La historia detrás de la pluma
Michael ha pasado más de tres décadas fundando y dirigiendo organizaciones, asesorando a empresas Fortune 500 y escribiendo en el ámbito empresarial y sin fines de lucro. Con tres títulos académicos, incluido un MBA, ha sido un conferencista y formador solicitado en temas que van desde liderazgo y marketing hasta desarrollo de políticas.
Pero Yo le llamo Papá no nació de credenciales—nació de una historia.
El camino de Michael no ha sido lineal ni limpio. Ha atravesado el divorcio, la duda y años en los que Dios se sintió no solo distante, sino ausente. Un tatuaje en su espalda—el grito desesperado de su hija: “Papá, por favor no te vayas”—se convirtió en un recordatorio diario de seguir respirando. Incluso una escena de película que reflejaba su propia pérdida se transformó en un espejo para el alma. Esos momentos se convirtieron en hitos de un largo y crudo viaje hacia el redescubrimiento de Dios—no como religión, sino como relación.
Creció en Anderson, Indiana, en un hogar cristiano donde el baloncesto reinaba como el pequeño “dios” con minúscula y la música góspel llenaba el aire. Confesó a Jesús como su salvador a los ocho años, pero, como muchos, su fe se construyó sobre la rutina, no sobre la relación. Ir a la iglesia le resultaba fácil; rendirse, no tanto. Un semestre y diez días en un colegio bíblico terminaron con él alejándose—primero de la interferencia de Dios, y luego de Su misma existencia. Pasarían décadas —y varios desengaños— antes de darse cuenta de que lo que Dios quería desde el principio no era desempeño, sino presencia.
Años después, en un momento de total derrumbe en el que creyó haber perdido la fe para siempre, Michael se descubrió siendo perseguido—primero por la gracia, luego por el amor. Ese amor tenía nombre: Ana Victoria. Nacida y criada en el pequeño pueblo de El Higo, Veracruz, México, la fe de Ana era un fuego silencioso—constante, genuino, vivo. A través de su paciencia y sus oraciones, la chispa que había titilado desde la infancia finalmente encendió una llama.
Una mañana, solo en casa, Michael se quebró. Mientras una canción de adoración sonaba en sus audífonos, cada muro que había levantado se derrumbó. Lo que comenzó como música se convirtió en rendición—y ese día, no encontró una doctrina ni una religión, sino el amor inquebrantable de su Padre Celestial.

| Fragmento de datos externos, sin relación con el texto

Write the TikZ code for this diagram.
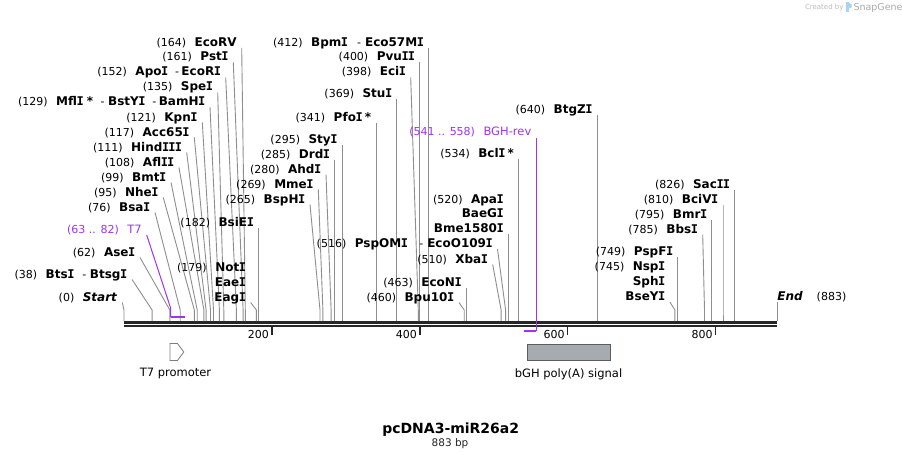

Esa mañana, conoció a Papá
Más que un ritual — una relación restaurada
Mi misión—a través de Yo le llamo Papá y de cada palabra que escribo—es ayudar a los lectores a ver que Dios nunca quiso rituales; él quiere relación. Lo llamo Papá fue escrito para los buscadores, los escépticos y los creyentes cansados que se encuentran en los valles de la duda, la desesperanza y la desilusión. Es una invitación a redescubrir la conexión padre–hijo que es real, presente y llena de vida.
No escribo como pastor ni como teólogo. Escribo como esposo, padre y compañero de camino que ha luchado con el silencio, el dolor y la pérdida—y que descubrió que Dios seguía allí. Seguía escuchando. Seguía siendo papá.
Él sigue escuchando… sigue siendo Papá.